Saturday, December 5, 2009

Creation Of An Unspoiled Daughter.....

When will your hand open to release all you have promised? You have burned the doubt from my mind completely. Now my prayer is how much longer until you move on my behalf? 

My enemy stands and mocks me all day long. Shut his mouth and show me your kindness and favor today.
I have been brought low over and over again. Those that know me stand and watch my disappointments come over and over again. There eyes and thoughts are condemning me as they know not of all you have promised me. Shaking their heads in disbelief at the way of life that is mine. 

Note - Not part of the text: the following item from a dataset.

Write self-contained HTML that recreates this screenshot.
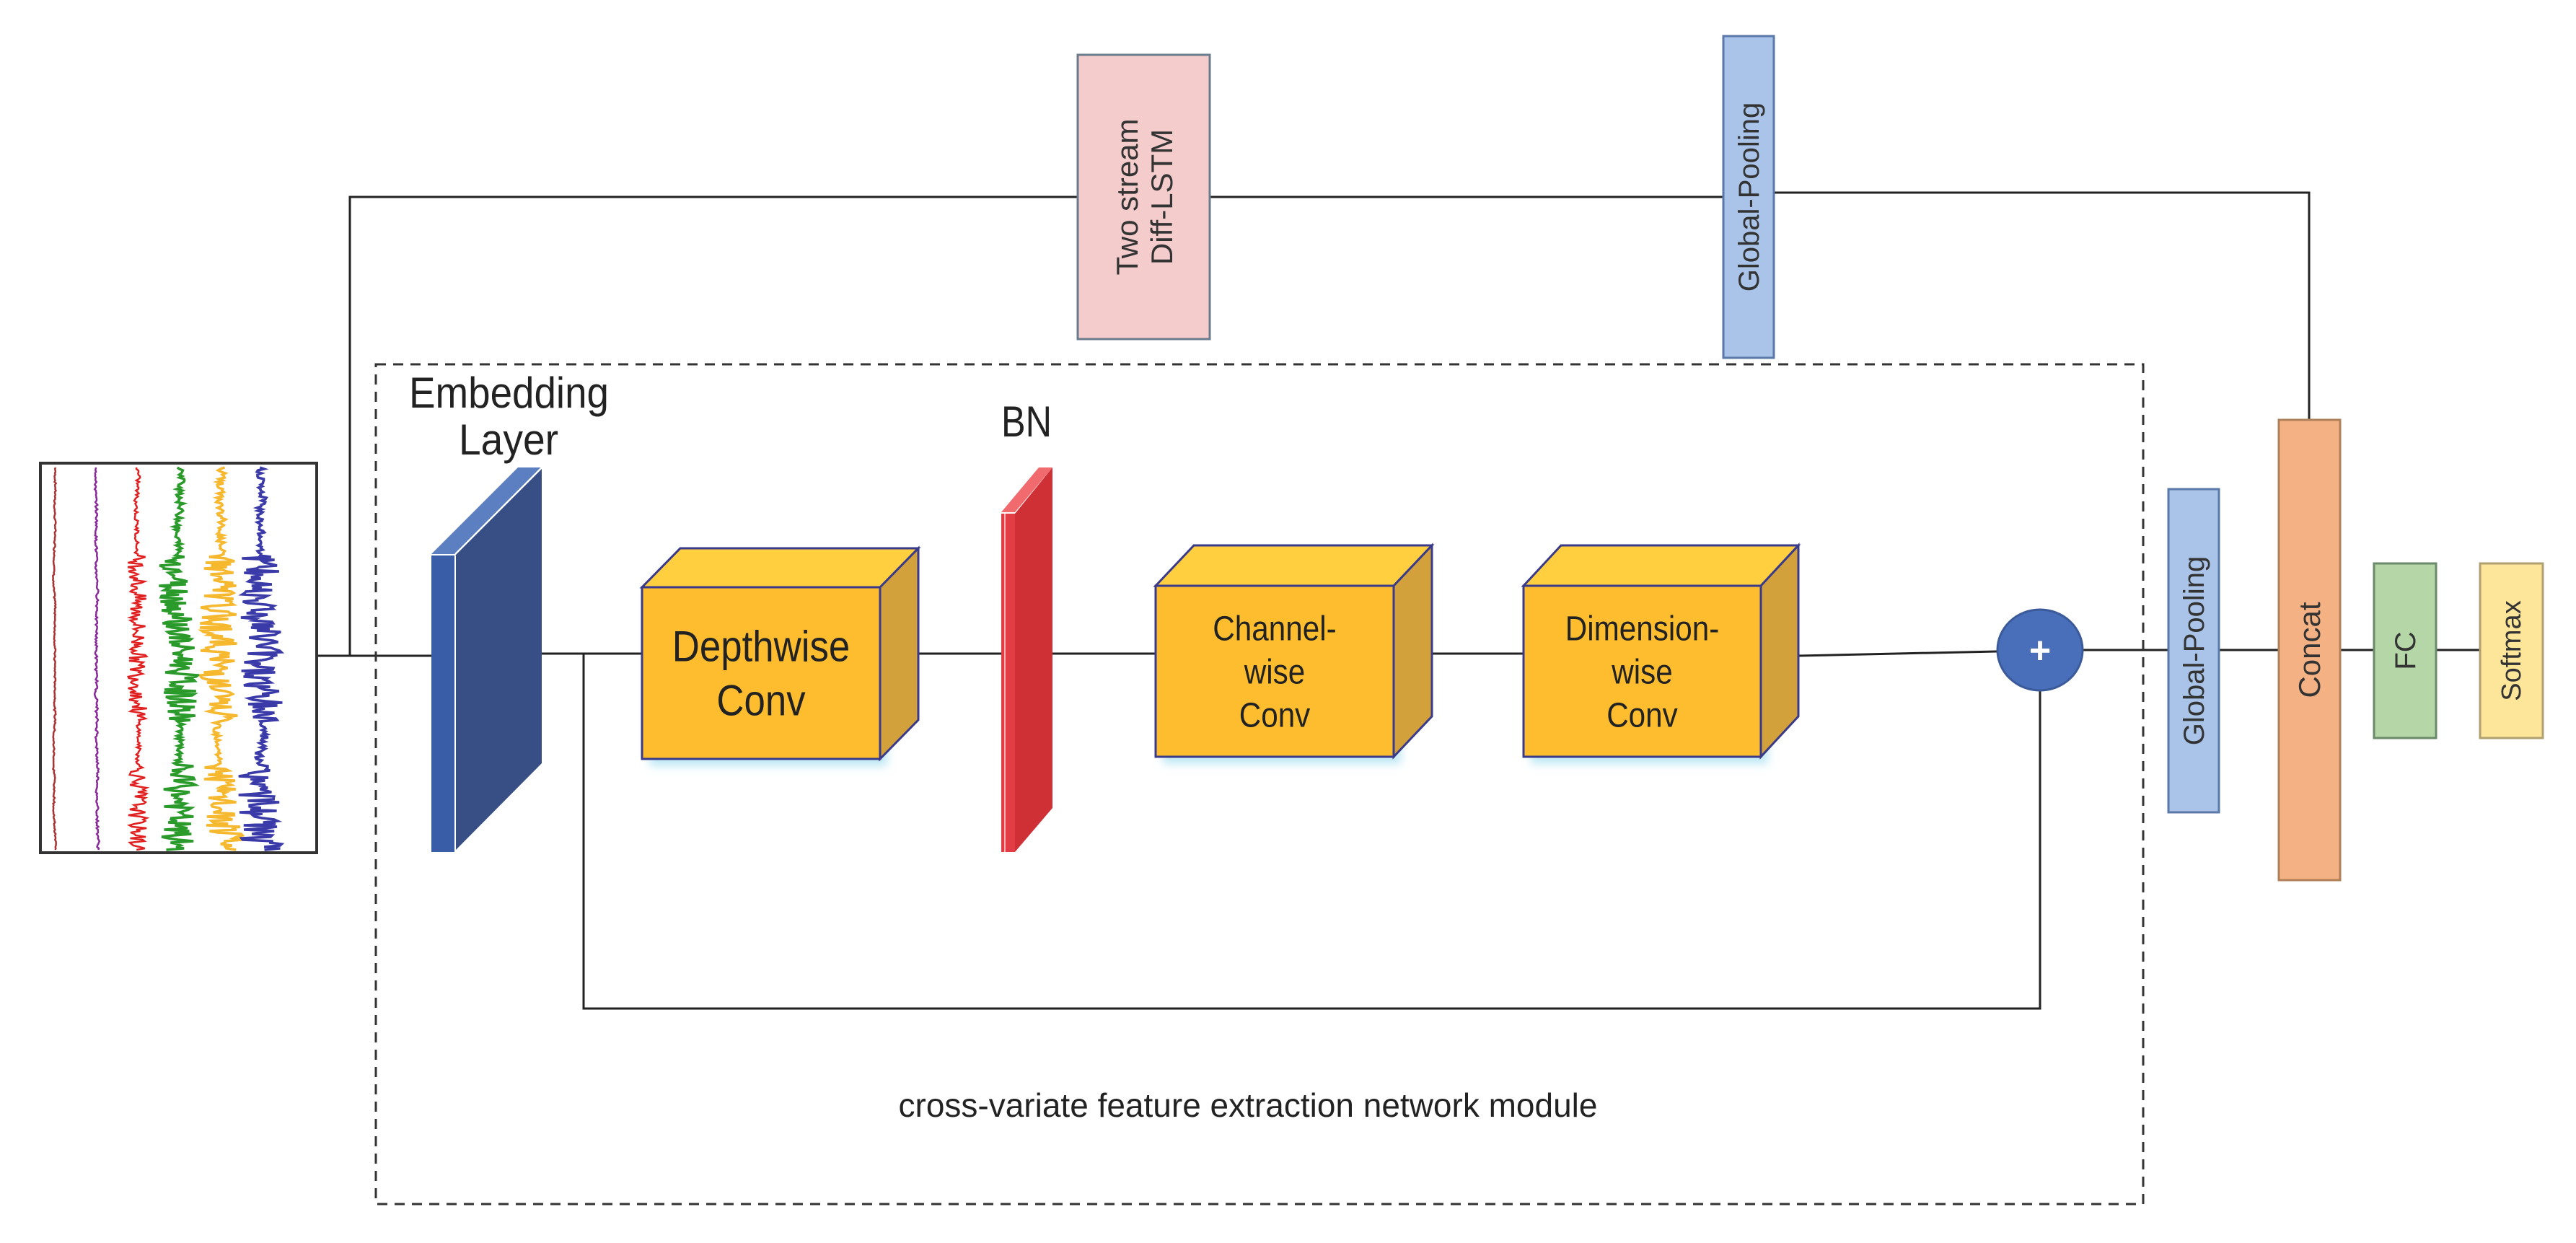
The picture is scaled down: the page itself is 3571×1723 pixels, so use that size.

Let your Glory be revealed this very day. Show me mercy or I feel that I will surely die in the darkness that veils my eyes. My soul is weary, although I continue to feel your spirit hover all around me. I know that I am not alone as I endure the pain and hardships of this life you have given me. 

I long for the simplest of things that I see those around me take for granted again and again. Waste is what I see. Waste and unrecognized selfishness. Thank you that I will never be accused of this. 
You have given me many gifts in the midst of my struggles. One being that of a truly grateful heart.

 Everything you allow me to have is by your hand not mine. How foolish are those who are blinded by all of their material things and say in their heart "look at all I posses by my own hands, it is mine!" Do they not understand that it is only by your grace that they have any possessions at all? 

You have called me to be unspoiled. You have shown me, although it is has been terribly painful, that every good thing comes from you and you alone. It is a tremendous gift although it is difficult for me to receive.